By Rosemary Chng
I know that many are opposed or even repulsed by the idea of homosexual relationships, how much more worse gay marriages. But I feel strongly enough about this subject to want to share with my friends my own personal feelings and experiences here.
To me, meaningful relationships and having a strong marriage is all about acceptance, love and commitment.
And who says that gay couples cannot spend a lifetime being faithful to each other?
Let me share with you some true personal encounters that transformed my thinking completely over the years…
Eleven years ago when Singapore was gripped in the heart of SARS, I knew an elderly person who was denied access into the ICU while his partner of decades lay dying simply because he could not produce any paper to show their kinship or ‘official’ family ties. Despite all his efforts he could not get past the red tape and his partner later died alone in the ICU not due to SARS but dengue, which unfortunately exhibits similar symptoms.
The surviving partner was inconsolably devastated and how tragic was that and all because they were not married at that time despite having spent a lifetime together. I shared his pain and cried with him.

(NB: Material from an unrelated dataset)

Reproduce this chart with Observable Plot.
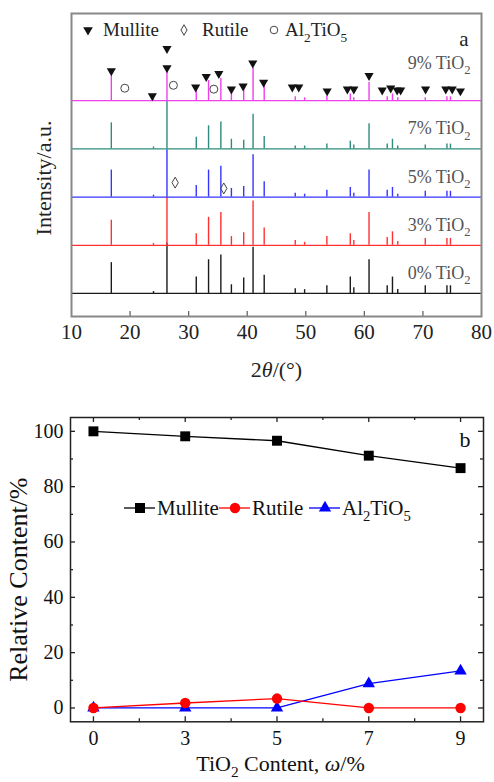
<!DOCTYPE html>
<html><head><meta charset="utf-8">
<script src="https://cdn.jsdelivr.net/npm/d3@7"></script>
<script src="https://cdn.jsdelivr.net/npm/@observablehq/plot@0.6"></script>
<style>
body{margin:0;background:#fff;width:494px;height:782px;overflow:hidden}
#chart svg{display:block}
#chart text, #chart tspan{font-family:'Liberation Serif','Times New Roman',serif !important}
</style></head><body><div id="chart"></div>
<script>
const FONT = "'Liberation Serif','Times New Roman',serif";

// ---------- Panel a : XRD patterns ----------
const twoTheta = [16.8, 24.0, 26.3, 31.3, 33.4, 35.5, 37.3, 39.4, 41.0, 42.9, 48.2, 49.8, 53.6, 57.6, 58.2, 60.8, 63.9, 64.8, 65.7, 70.4, 74.1, 74.7];
const sampleLabels = ["0% TiO_2", "3% TiO_2", "5% TiO_2", "7% TiO_2", "9% TiO_2"];
const sampleColors = ["#1a1a1a", "#ff3030", "#3535ff", "#2e8c7c", "#ee40ee"];
const int0 = [32, 2, 52, 17, 35, 40, 9, 16, 48, 19, 5, 4, 8, 17, 6, 35, 8, 17, 4, 8, 8, 8];
const int3 = [26, 2, 50, 12, 29, 34, 9, 13, 46, 18, 5, 3, 9, 12, 5, 34, 8, 14, 4, 7, 7, 7];
const int5 = [28, 2, 49, 12, 28, 32, 9, 11, 44, 16, 4, 3, 7, 10, 4, 28, 7, 10, 3, 6, 6, 6];
const int7 = [27, 2, 50, 12, 24, 28, 10, 9, 36, 13, 3, 3, 5, 8, 4, 26, 5, 10, 3, 4, 5, 5];
const int9 = [26, 1, 34, 12, 21, 23, 10, 11, 34, 16, 4, 3, 5, 7, 3, 19, 4, 7, 3, 3, 4, 4];
const intensities = [int0, int3, int5, int7, int9];
const xTicksA = [10, 20, 30, 40, 50, 60, 70, 80];
const mulliteAngle = [16.8, 23.8, 26.3, 26.3, 31.2, 33.0, 35.15, 37.3, 39.3, 40.95, 42.8, 47.7, 48.8, 53.65, 57.1, 58.2, 60.8, 63.05, 64.5, 65.6, 66.2, 70.45, 73.9, 75.0, 76.4];
const mulliteLevel = [231, 205, 234, 254, 214, 225, 228, 212, 215, 239, 219, 214, 214, 210, 212, 212, 226, 211, 213, 211, 211, 212, 212, 212, 210];
const rutileAngle = [27.7, 36.0];
const rutileLevel = [115, 109];
const altAngle = [19.1, 27.4, 34.3];
const altLevel = [213, 216, 212];
const SPACING = 50;

// ---------- Panel b : relative content ----------
const tio2Labels = ["0", "3", "5", "7", "9"];
const mullite = [100, 98.2, 96.6, 91.2, 86.7];
const rutile = [0, 1.8, 3.4, 0, 0];
const al2tio5 = [0, 0, 0, 8.8, 13.4];
const yTicksB = [0, 20, 40, 60, 80, 100];
const yMinorB = [10, 30, 50, 70, 90];

function richify(svg) {
  svg.querySelectorAll("text").forEach(t => {
    const s = t.textContent;
    if (!/[_*]/.test(s)) return;
    const fs = parseFloat(getComputedStyle(t).fontSize) || 16;
    const parts = [];
    let ital = false, buf = "";
    for (let i = 0; i < s.length; i++) {
      const c = s[i];
      if (c === "*") { if (buf) parts.push({text: buf, ital}); buf = ""; ital = !ital; }
      else if (c === "_") { if (buf) parts.push({text: buf, ital}); buf = ""; parts.push({text: s[++i], sub: true, ital}); }
      else buf += c;
    }
    if (buf) parts.push({text: buf, ital});
    const shift = fs * 0.3;
    let cur = 0;
    t.textContent = "";
    for (const p of parts) {
      const ts = document.createElementNS("http://www.w3.org/2000/svg", "tspan");
      const target = p.sub ? shift : 0;
      if (target !== cur) ts.setAttribute("dy", target - cur);
      cur = target;
      if (p.sub) ts.setAttribute("font-size", fs * 0.7);
      if (p.ital) ts.setAttribute("font-style", "italic");
      ts.textContent = p.text;
      t.appendChild(ts);
    }
  });
}

// Panel a marks
const marksA = [];
sampleLabels.forEach((s, i) => {
  const base = i * SPACING;
  marksA.push(Plot.ruleY([base], {stroke: sampleColors[i], strokeWidth: 1.3}));
  const peaks = twoTheta.map((t, j) => ({t, y1: base, y2: base + intensities[i][j]}));
  marksA.push(Plot.ruleX(peaks, {x: "t", y1: "y1", y2: "y2", stroke: sampleColors[i], strokeWidth: 1.4}));
});
marksA.push(
  Plot.text(sampleLabels.map((s, i) => ({s, y: i * SPACING + (i === 4 ? 39 : 21)})),
    {y: "y", text: "s", frameAnchor: "right", textAnchor: "end", dx: -11, fontSize: 18, fill: "#555"}),
  Plot.dot(mulliteAngle.map((a, i) => ({a, l: mulliteLevel[i]})),
    {x: "a", y: "l", symbol: "triangle", r: 3.4, fill: "#111", stroke: "none", rotate: 180}),
  Plot.dot(rutileAngle.map((a, i) => ({a, l: rutileLevel[i]})),
    {x: "a", y: "l", symbol: "diamond", r: 3.3, fill: "none", stroke: "#444", strokeWidth: 1}),
  Plot.dot(altAngle.map((a, i) => ({a, l: altLevel[i]})),
    {x: "a", y: "l", symbol: "circle", r: 4, fill: "none", stroke: "#444", strokeWidth: 1}),
  Plot.ruleX(xTicksA.slice(1, -1), {x: d => d, stroke: "#666", strokeWidth: 1.3, insetTop: 298}),
  Plot.frame({stroke: "#888", strokeWidth: 2}),
  Plot.text(["a"], {text: d => d, frameAnchor: "top-right", dx: -13, dy: 18, fontSize: 21, fill: "#222"}),
  Plot.text(["2*θ*/(°)"], {text: d => d, frameAnchor: "bottom", textAnchor: "middle", dy: 60, fontSize: 22, fill: "#222"}),
  Plot.text(["Intensity/a.u."], {text: d => d, frameAnchor: "left", textAnchor: "middle", rotate: -90, dx: -28, dy: 13, fontSize: 22, fill: "#222"}),
  function legendA() {
    const g = d3.create("svg:g").attr("font-size", 19).attr("text-anchor", "start").attr("fill", "#222");
    const y = 30;
    g.append("path").attr("d", d3.symbol(d3.symbolTriangle, 40)()).attr("transform", `translate(88,${y}) rotate(180)`).attr("fill", "#111");
    g.append("text").attr("x", 103).attr("y", y).attr("dy", "0.32em").text("Mullite");
    g.append("path").attr("d", d3.symbol(d3.symbolDiamond, 32)()).attr("transform", `translate(184,${y})`).attr("fill", "none").attr("stroke", "#444");
    g.append("text").attr("x", 202).attr("y", y).attr("dy", "0.32em").text("Rutile");
    g.append("circle").attr("cx", 274).attr("cy", y).attr("r", 3.8).attr("fill", "none").attr("stroke", "#444");
    g.append("text").attr("x", 285).attr("y", y).attr("dy", "0.32em").text("Al_2TiO_5");
    return g.node();
  }
);

const plotA = Plot.plot({
  width: 494, height: 395,
  marginLeft: 71, marginRight: 13, marginTop: 13, marginBottom: 79,
  x: {domain: [10, 80], ticks: xTicksA, tickSize: 0, tickPadding: 8, label: null},
  y: {domain: [-23.9, 290.5], axis: null},
  style: {fontFamily: FONT, fontSize: "21px", color: "#222", background: "#fff", overflow: "visible"},
  marks: marksA
});

// Panel b marks
const idx = tio2Labels.map((d, i) => i);
const rows = idx.map(i => ({i, m: mullite[i], r: rutile[i], a: al2tio5[i]}));
const FH = 304.3, FW = 413;
const minorX = [0.5, 1.5, 2.5, 3.5];
const plotB = Plot.plot({
  width: 494, height: 387,
  marginLeft: 70, marginRight: 11, marginTop: 22, marginBottom: 60.7,
  x: {domain: [-0.25, 4.25], ticks: idx, tickFormat: i => tio2Labels[i], tickSize: 0, tickPadding: 9, label: null},
  y: {domain: [-5, 105], ticks: yTicksB, tickSize: 0, tickPadding: 7, label: null},
  style: {fontFamily: FONT, fontSize: "20px", color: "#111", background: "#fff", overflow: "visible"},
  marks: [
    Plot.frame({stroke: "#222", strokeWidth: 1.5}),
    Plot.ruleX(idx, {x: d => d, stroke: "#222", strokeWidth: 1.3, insetTop: FH - 5}),
    Plot.ruleX(minorX, {x: d => d, stroke: "#222", strokeWidth: 1.3, insetTop: FH - 3}),
    Plot.ruleX(idx, {x: d => d, stroke: "#222", strokeWidth: 1.3, insetBottom: FH - 5}),
    Plot.ruleX(minorX, {x: d => d, stroke: "#222", strokeWidth: 1.3, insetBottom: FH - 3}),
    Plot.ruleY(yTicksB, {y: d => d, stroke: "#222", strokeWidth: 1.3, insetRight: FW - 5}),
    Plot.ruleY(yMinorB, {y: d => d, stroke: "#222", strokeWidth: 1.3, insetRight: FW - 3}),
    Plot.ruleY(yTicksB, {y: d => d, stroke: "#222", strokeWidth: 1.3, insetLeft: FW - 5}),
    Plot.ruleY(yMinorB, {y: d => d, stroke: "#222", strokeWidth: 1.3, insetLeft: FW - 3}),
    Plot.line(rows, {x: "i", y: "m", stroke: "#000", strokeWidth: 1.3}),
    Plot.dot(rows, {x: "i", y: "m", symbol: "square", r: 5.6, fill: "#000"}),
    Plot.line(rows, {x: "i", y: "a", stroke: "#0000ff", strokeWidth: 1.3}),
    Plot.dot(rows, {x: "i", y: "a", symbol: "triangle", r: 4.6, fill: "#0000ff"}),
    Plot.line(rows, {x: "i", y: "r", stroke: "#ff0000", strokeWidth: 1.3}),
    Plot.dot(rows, {x: "i", y: "r", symbol: "circle", r: 5.2, fill: "#ff0000"}),
    Plot.text(["b"], {text: d => d, frameAnchor: "top-right", dx: -13, dy: 14, fontSize: 22, fill: "#111"}),
    Plot.text(["TiO_2 Content, *ω*/%"], {text: d => d, frameAnchor: "bottom", textAnchor: "middle", dx: 3.5, dy: 49, fontSize: 22, fill: "#111"}),
    Plot.text(["Relative Content/%"], {text: d => d, frameAnchor: "left", textAnchor: "middle", rotate: -90, dx: -52, dy: 10, fontSize: 26, fill: "#111"}),
    function legendB() {
      const g = d3.create("svg:g").attr("font-size", 21).attr("text-anchor", "start").attr("fill", "#111");
      const y = 113;
      const items = [
        {x0: 124, text: "Mullite", color: "#000", sym: d3.symbolSquare, size: 100},
        {x0: 219, text: "Rutile", color: "#ff0000", sym: d3.symbolCircle, size: 85},
        {x0: 309, text: "Al_2TiO_5", color: "#0000ff", sym: d3.symbolTriangle, size: 66}
      ];
      for (const it of items) {
        g.append("line").attr("x1", it.x0).attr("x2", it.x0 + 31).attr("y1", y).attr("y2", y).attr("stroke", it.color).attr("stroke-width", 1.3);
        g.append("path").attr("d", d3.symbol(it.sym, it.size)()).attr("transform", `translate(${it.x0 + 16},${y})`).attr("fill", it.color);
        g.append("text").attr("x", it.x0 + 33).attr("y", y).attr("dy", "0.32em").text(it.text);
      }
      return g.node();
    }
  ]
});

const chart = document.getElementById("chart");
chart.append(plotA, plotB);
richify(plotA);
richify(plotB);
</script></body></html>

Another good friend who lives abroad lost his partner a few years ago when he was murdered by a deranged patient. He and his partner had set up home and this was actually like the second ‘marriage’ for the partner who had previously been in a heterosexual relationship and had a couple of kids from that union.
My friend went on to continue to look after his partner’s children, got them married off and even became a grandfather. Proving that gay couples do raise perfectly heterosexual kids in loving and accepting homes.
This year I celebrate 17 wonderful years with a loving husband and raising our family of 3 boys. A number of our dearest friends who are gay also celebrate equally long anniversaries with the partner they love and have committed to a faithful and monogamous relationship all these years. Their couple bonds are as strong if not stronger than ours I might say, simply because they don’t even have a piece of official ‘marriage’ certificate to force them together.
So who says that gay people are all promiscuous sinners who cannot commit to monogamous relationship?
But I think that one must also not equate marriage with sex alone.
I also believe it is important to give one’s partner legal status in one’s life. So that tragic cases like my friend’s whose partner died alone does not happen again, and not forgetting all the legal issues of having to manage our loved one’s estate matters without legal rights.
Finally I like to close by declaring that I am a believer of Christ and I hope my gay friends and the LGBT community do not judge my faith by the the vocal few who expresses opposite views. My God is a god of love and acceptance and I just want you all to know that. Love you all and you know who you are!